Mr. Hayes presented several exercises: focusing on our senses of smell, taste and hearing. In each exercise we focused our attention on a particular stimulus (like the smell of incense) AND we noted any reactions to that stimulus. Did any memories present themselves? Was the experience positive or negative? What other sensations followed the primary stimulus?
For me, the timing of this class was serendipitous. I have just completed an informal meditation mini-course (click here to sign up for this ten lesson course), and I present a lot of material about how to manage your senses to maximize your meditative efforts. What kinds of images, sounds and feelings do we focus our attention on? Are we in charge of our experiences, or do they drive us around like sheepdogs?
In the class the other night though, Stephen took the complementary approach: 1) take time to observe the impact that physical sensations have on the content and quality of our consciousness, and 2) use those observations to make healthy decisions about what kind of sensations to surround yourself with.
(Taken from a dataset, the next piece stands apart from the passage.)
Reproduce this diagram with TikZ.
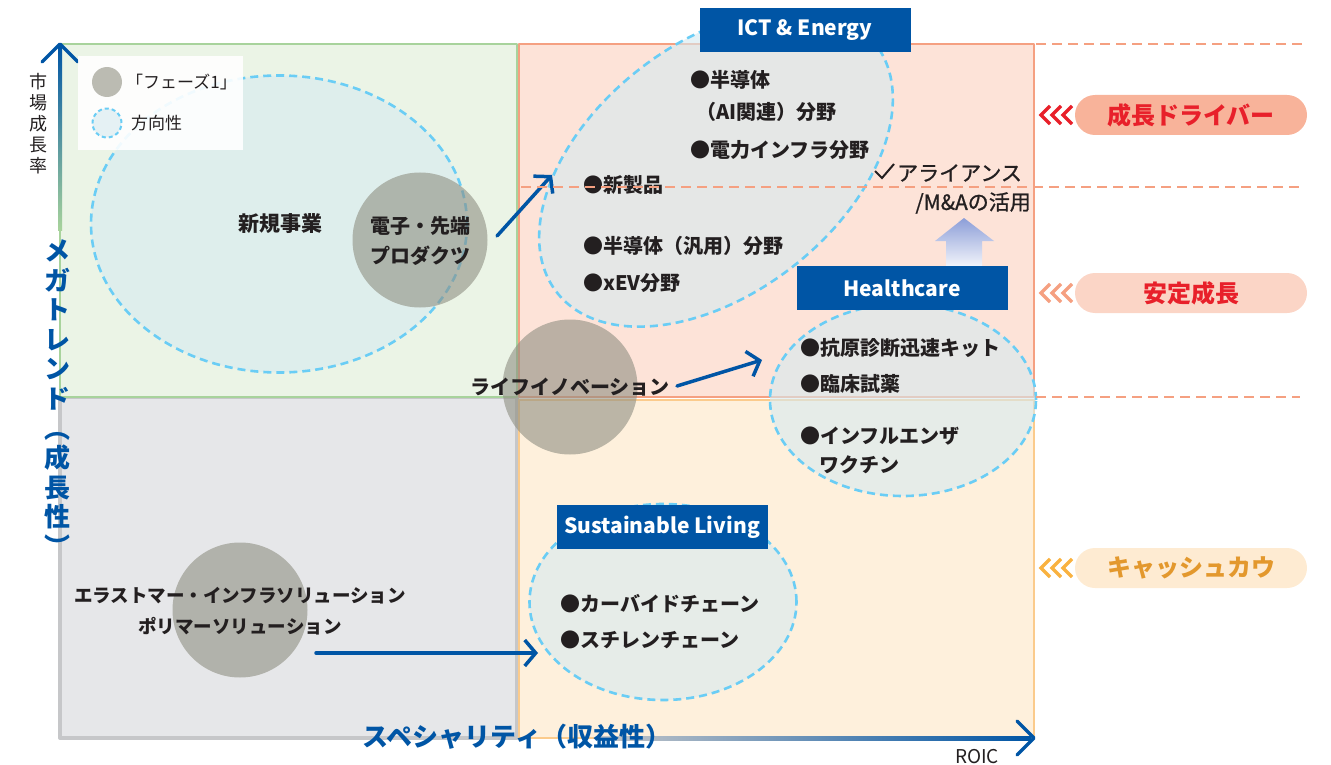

He used an example of music: loads of people listen to music specifically engineered to arouse a sense of agitation (think of those cars driving down the street with the base turned up so loud you feel it, as much as hear it) – and wonder why they always feel keyed up! The same effect can be seen with the foods we eat, the TV we watch, the tone of voice we use, etc., etc., etc.
The bottom line is – don’t pretend that what you consume through your senses leaves you unaffected. It DOES affect you, so do a good job of surrounding yourself with healthy and enlivening stimuli.
It seems like a simple thing; try it out in your own life and see what the effect is.